I may have fallen victim to some flying by the seat of my pants while cooking these. I did not have the oven hot enough, and the crust could have cooked a little longer. It has been a really long time since I’ve made pizza, apparently. Still, despite the imperfections, there was none left at the end of the night, and I would have eaten several more slices. While it didn’t rise particularly well, the dough tasted fine and held up to the shaping pretty well. We will definitely be doing this again!

No baking without patience

Yesterday I wrote a post about my love of sourdough, to kick of Doughvember. Today, I am eating the loaf of bread that was baking yesterday, and I feel I should tell you about it.

Here’s my single biggest lesson about baking in general, and yeasted breads specifically: patience is your most important tool.

I can already hear you groaning, as I am also groaning quietly to myself. “Patience? Really?” Unfortunately, yes. The best flour, the most perfectly temperate kitchen, the most magical yeasts (either from the wild or from a package), they’re all worth nothing if you don’t give them time to do their work.

My case in point: Someone *coughmecough* didn’t give her dough a sufficient second rise yesterday, and instead leaned on the superlong, low temperature (because my kitchen is freezing) first rise. And then made the opposite mistake once the bread was in the oven: did not set a timer, lost track of time, over-baked.


Of course, the other mistake I made was one that no amount of patience could have prevented: I remembered that rye flour is the key to a healthy and vigorous starter, but forgot that I don’t like a bread with lots of rye in it (at least, not all the time).

Luckily, the taste isn’t bad, just a little heavy on the rye, and the crumb is, ahem, sturdy enough to stand up to cold butter, and there’s something very satisfying about sour bread and sweet butter. We’ll call that the positive.

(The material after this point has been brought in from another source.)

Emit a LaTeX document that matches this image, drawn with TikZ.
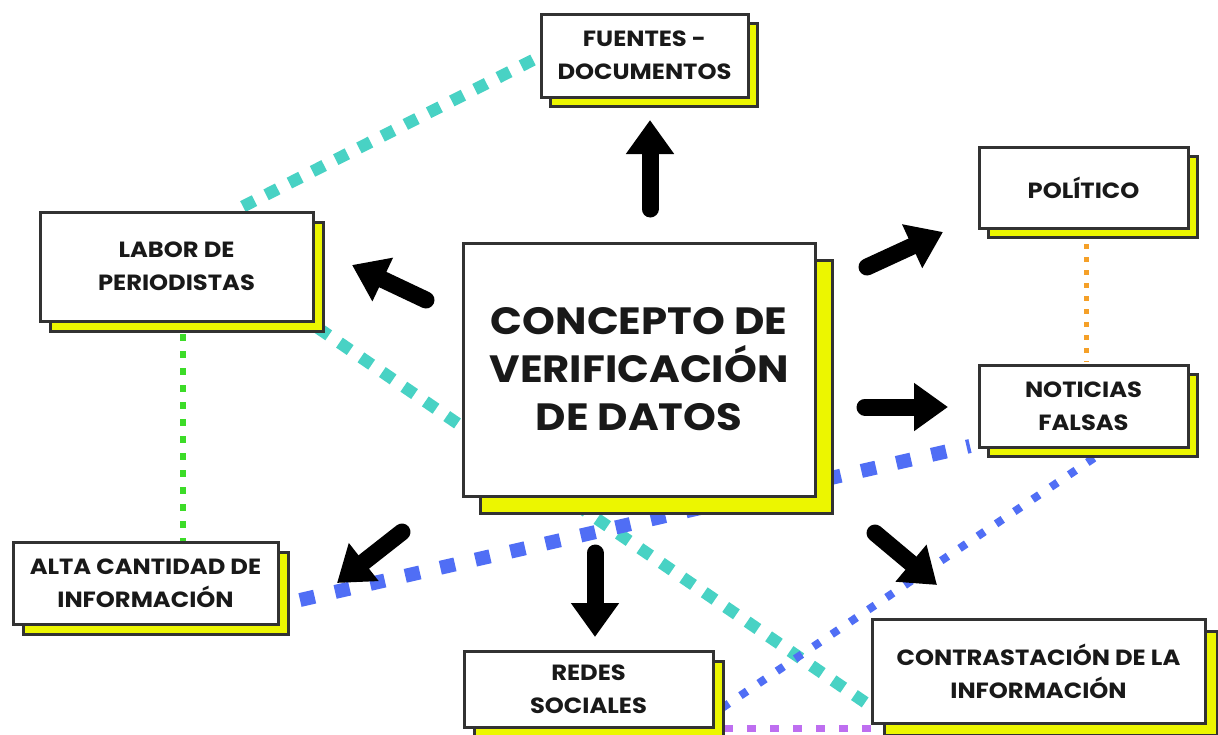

I fed my starter yesterday to make this somewhat disappointing loaf of bread, and I’m not planning another loaf today. Reminder to myself for Friday: take a deep breath, give the bread some time.

Much love for the sourdough

Back at the beginning of this blog, I talked about confirmation bias, the tendency to notice things that support your existing expectations. Earlier, we were talking about pie being everywhere (also, shrimp plates, but that’s not relevant). Lately, I have been noticing something else.

When I made arrangements to make bread with Wendy, we also discussed making sourdough starters. At one time, I had about half a dozen active starters, because I went to Evergreen and it was a legitimate part of my educational trajectory. Because, you know, Science! Or whatever. But after I finished school, I didn’t have any interest in maintaining that many starters, so I chose the best one, and then failed to keep it alive properly. Of course, it was really the second-best one, since my housemate had already killed the best-best one. Good times.

I did love the sourdough, though, really. It is delicious, versatile, and satisfies my inner pioneer. What’s not to love? Wendy had attempted to start a culture, to no avail, so I sent her to the store for rye flour. Rye flour is the answer! Her new starter is bubbling happily away, getting ready to be put to use with her newly-honed bread skills. I started one of my own, as well, which is now making its first loaf of bread in the oven. Hurray!

I was also delighted to see a tweet this morning about a challenge that a couple bloggers are doing, right up my alley. Doughvember! The general gist is to be in the practice of using your sourdough starter, and thereby improve your skills. I am down!

I think it’s particularly cool that Linda of Salty Seattle is giving away some of her starter. I hope you’ll follow along!